By Bishop Timothy A. McDonnell
The following is the homily delivered by Bishop McDonnell on Christmas Eve at St. Michael’s Cathedral in Springfield.
The Gospel reading we just heard doesn’t go into too much detail, but the story is still familiar. Of all the Christmas Gospel readings, it’s the starkest; yet, it’s the one that places Christ most fully in the human race, and we know what happened because God became one of us. Still, we like the details, and so…. It was the second time in less than a year that Mary had made the long journey up to Jerusalem. The first time she had gone to see her cousin Elizabeth, following that strange day when Gabriel, the angelic messenger, had asked her to be the mother of the Messiah.
He had told her about Elizabeth and she knew her older cousin would need her help; so, she joined the caravan to make the long trip to Ain Karim, the little village a few miles southwest of Jerusalem where Elizabeth and Zechariah lived. So much had happened since then. Elizabeth’s baby boy, John, was a thriving infant. Mary had returned to Nazareth. There, after Joseph’s initial upset and angelic dream, she had become his wife, moving away from the only home she had ever known, leaving behind her parents, Joachim and Anne, going from the familiar setting where she had grown up, putting her childhood behind her, and living now in Joseph’s house.
It was there she had expected she would give birth to her child. Circumstances from the outside world intervened. Joseph was to be among those enumerated in the Roman census, and Mary, as his wife, would have to travel with him. Off to Bethlehem, the City of David, south of Jerusalem, Joseph’s ancestral home, must they go, there to be enrolled in the census.
This second caravan was different because strong protective Joseph was there with her on the journey. Still, heavy with child, she wondered if she would be able to return home to give birth, or if the jogging of the journey might bring her to labor. And she pondered, reflecting on the angel’s message, reflecting on Israel’s age-old messianic hopes, reflecting on what “Son of God” truly meant, reflecting on what the future was to hold.
So much to reflect upon; so much to think about; so much to be concerned about. She knew from her earlier journey to Elizabeth that the average caravan from Nazareth to Jerusalem took approximately five days. Then, they would have to travel on the road south from Jerusalem another few miles to Bethlehem. They would not be alone. Many whose families traced their ancestry to Bethlehem were going there as well. In the last few miles, Mary began to realize the time for the birth of her child was approaching. Faced with the impending birth, Joseph sought shelter, but the town was crowded, filled to overflowing because of the census. There was no place to stay, until some kind soul pointed out the stable where at least there would be some protection from the elements. There Mary gave birth to her child. There the Word Incarnate, the second person of the Blessed Trinity, was born. It’s not the way most of us would have had God enter our world.

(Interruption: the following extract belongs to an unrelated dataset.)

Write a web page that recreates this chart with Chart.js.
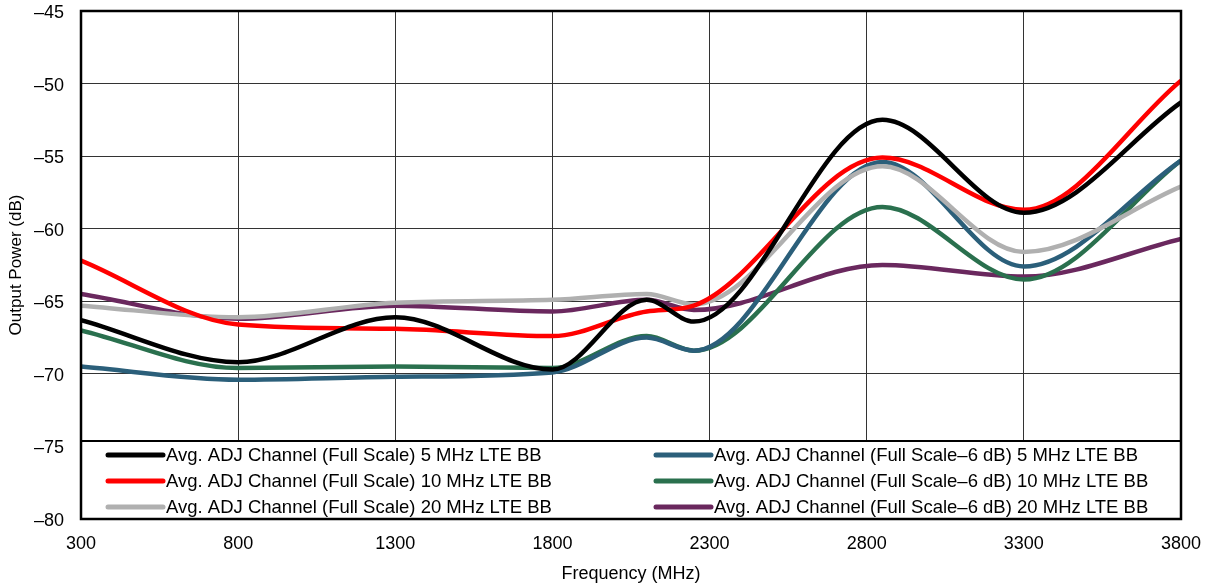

No scriptwriter would have imagined salvation in a stable. But God’s ways are not ours. God wanted to be sure we realized how much he loved us – identifying with us all, especially with the lowly and least among us. And while Wise Men will enter the picture later, it was the poor and lonely shepherds in the fields who first among us focused on the Word made flesh. God loved the world so much he became one of us, like us in all things but sin. God loved the world so much that he sent down to us his only Son that the Son might raise us up to God.
No matter where we are, no matter what changes come into our lives, the Son of God remains the focus, the Word made flesh is at the heart of who we are as Catholics, Christ is present for us at Mass on the altar wherever we may be as truly as he was made present that first Christmas in that Bethlehem stable.
Christmas serves as a reminder that we have not here a lasting city; what lasts is Christ who leads us into eternity. We are called to be the pilgrim people who follow him. We are called from the caravan of life to answer with Mary, “Be it done to me according to your Word.” Whether young like Mary at the time of the Incarnation, or old as they say Elizabeth was at the time of John the Baptist’s birth, God calls us to follow the child who was born in Bethlehem, grew up in Nazareth, preached in Galilee, died in Jerusalem, rose from the dead, and is now seated at the right hand of the Father where he promises that, as he came at Bethlehem, so will he return at the end of time to make all things right. May we who are privileged to experience his presence in Mass and the sacraments celebrate the fact that we have been blessed with the gift of faith in him who lives and reigns forever and ever. Amen.
Wherever you are, have a Blessed Christmas!